Operation Purim: The US-Israel Strike on Iran That Could Rewrite the Middle East

Before dawn on Saturday February 28, 2026, the skies over Tehran changed forever. In a series of coordinated airstrikes that officials in Washington described as “major combat operations,” the United States and Israel launched simultaneous attacks on multiple targets across Iran, including the capital city itself. By the time the first explosions were confirmed in the Iranian media, the region had already been changed in ways that will take years, perhaps decades, to fully understand.
The symbolism of the timing was not lost on observers. Saturday marked the eve of Purim, the Jewish holiday commemorating the salvation of the Jewish people from a planned genocide in ancient Persia — the historic name for modern-day Iran. Whether the timing was deliberate or coincidental, its resonance in both Israeli domestic politics and Iranian national memory was immediate and electric. By striking on the eve of Purim, Israel sent a message as much to history as to any military command.

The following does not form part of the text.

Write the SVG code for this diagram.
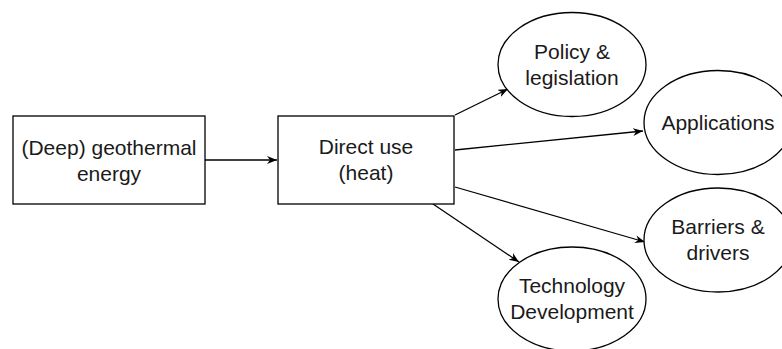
<svg xmlns="http://www.w3.org/2000/svg" width="782" height="349" viewBox="0 0 782 349">
  <style>
    .box { fill: #ffffff; stroke: #000000; stroke-width: 1.3; }
    .oval { fill: #ffffff; stroke: #000000; stroke-width: 1.3; }
    .lbl { font-family: "Liberation Sans", Arial, Helvetica, sans-serif; font-size: 21px; fill: #1a1a1a; text-anchor: middle; }
    .edge { fill: none; stroke: #000000; stroke-width: 1.3; marker-end: url(#arrow); }
  </style>
  <defs>
    <marker id="arrow" markerUnits="userSpaceOnUse" markerWidth="11" markerHeight="9" refX="10" refY="4" orient="auto">
      <path d="M0,0 L10,4 L0,8 L3,4 z" fill="#000000"/>
    </marker>
  </defs>
  <rect width="782" height="349" fill="#ffffff"/>

  <g id="connectors">
    <line class="edge" x1="205" y1="160" x2="277" y2="160"/>
    <line class="edge" x1="455" y1="115" x2="508" y2="89"/>
    <line class="edge" x1="455" y1="150" x2="643" y2="131"/>
    <line class="edge" x1="455" y1="187" x2="645" y2="242"/>
    <line class="edge" x1="433" y1="204" x2="519" y2="262"/>
  </g>

  <g id="geothermal">
    <rect class="box" x="13" y="116" width="192" height="88"/>
    <text class="lbl" x="109" y="155">(Deep) geothermal</text>
    <text class="lbl" x="109" y="181">energy</text>
  </g>

  <g id="direct-use">
    <rect class="box" x="278" y="116" width="176" height="88"/>
    <text class="lbl" x="366" y="154">Direct use</text>
    <text class="lbl" x="366" y="180">(heat)</text>
  </g>

  <g id="policy">
    <ellipse class="oval" cx="572" cy="64.5" rx="74" ry="52"/>
    <text class="lbl" x="572" y="59">Policy &amp;</text>
    <text class="lbl" x="572" y="85">legislation</text>
  </g>

  <g id="applications">
    <ellipse class="oval" cx="718" cy="122.5" rx="74" ry="52"/>
    <text class="lbl" x="718" y="130">Applications</text>
  </g>

  <g id="barriers">
    <ellipse class="oval" cx="718" cy="240" rx="74" ry="52"/>
    <text class="lbl" x="718" y="234">Barriers &amp;</text>
    <text class="lbl" x="718" y="260">drivers</text>
  </g>

  <g id="technology">
    <ellipse class="oval" cx="572" cy="299" rx="74" ry="52"/>
    <text class="lbl" x="572" y="293">Technology</text>
    <text class="lbl" x="572" y="319">Development</text>
  </g>
</svg>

The targets were devastating in their precision. Israeli and American aircraft reportedly struck the compound of Supreme Leader Ali Khamenei, satellite images showing heavy damage. As of late Saturday, Iranian officials had confirmed that Defense Council head Ali Shamkhani had been killed, along with Defense Minister Aziz Nasirzadeh and IRGC commander Mohammad Pakpour. At least three senior Iranian officials were dead, and Khamenei himself was reportedly “cut off from contact” — a phrase that has sent analysts scrambling to understand whether the 85-year-old supreme leader is alive, incapacitated, or worse.
The human cost was immediate and brutal. Iranian media reported that an elementary school in Tehran was struck, with 40 children and adults killed and 48 injured — a detail that Iran’s government will almost certainly use as the centerpiece of a global public relations campaign condemning the attacks as indiscriminate. Internet access across Iran was almost completely disrupted, cutting the country’s 87 million people off from news, communications, and each other.
Iran’s response was swift and wide-ranging. Tehran launched dozens of ballistic missiles across the Middle East, targeting Israel, and US military bases in Jordan, Syria, Kuwait, Bahrain, Qatar, Saudi Arabia, and the United Arab Emirates. For the first time in modern history, multiple US military installations in the Gulf region were simultaneously targeted in a ballistic missile attack — a development that will test US air defense systems and regional alliances in ways for which no exercise could fully prepare.
The United Kingdom was not involved in the strikes. Germany said it was informed in advance. Most other NATO members were not. That selective notification suggests a deliberate decision by Washington and Jerusalem to act without the benefit of coalition consensus — a move that will strain alliances already stressed by years of disagreement over Iran policy.
Perhaps most critically, the Houthi rebel movement in Yemen — Iran’s most active regional proxy — announced within hours that it was resuming attacks on shipping routes in the Red Sea. This single development has the potential to trigger one of the most severe shipping crises since the Suez Canal blockage of 2021, affecting global oil prices, consumer goods supply chains, and the economic stability of every country dependent on the Strait of Hormuz and the Red Sea corridor.
The operation that began in the skies over Tehran on Purim eve is not simply a military event. It is a geological shift in the architecture of the Middle East. The fault lines it has opened — between the US and its Gulf allies, between Iran and its neighbors, between global energy markets and political stability — will define the next era of international relations. And the world is only beginning to feel the tremors.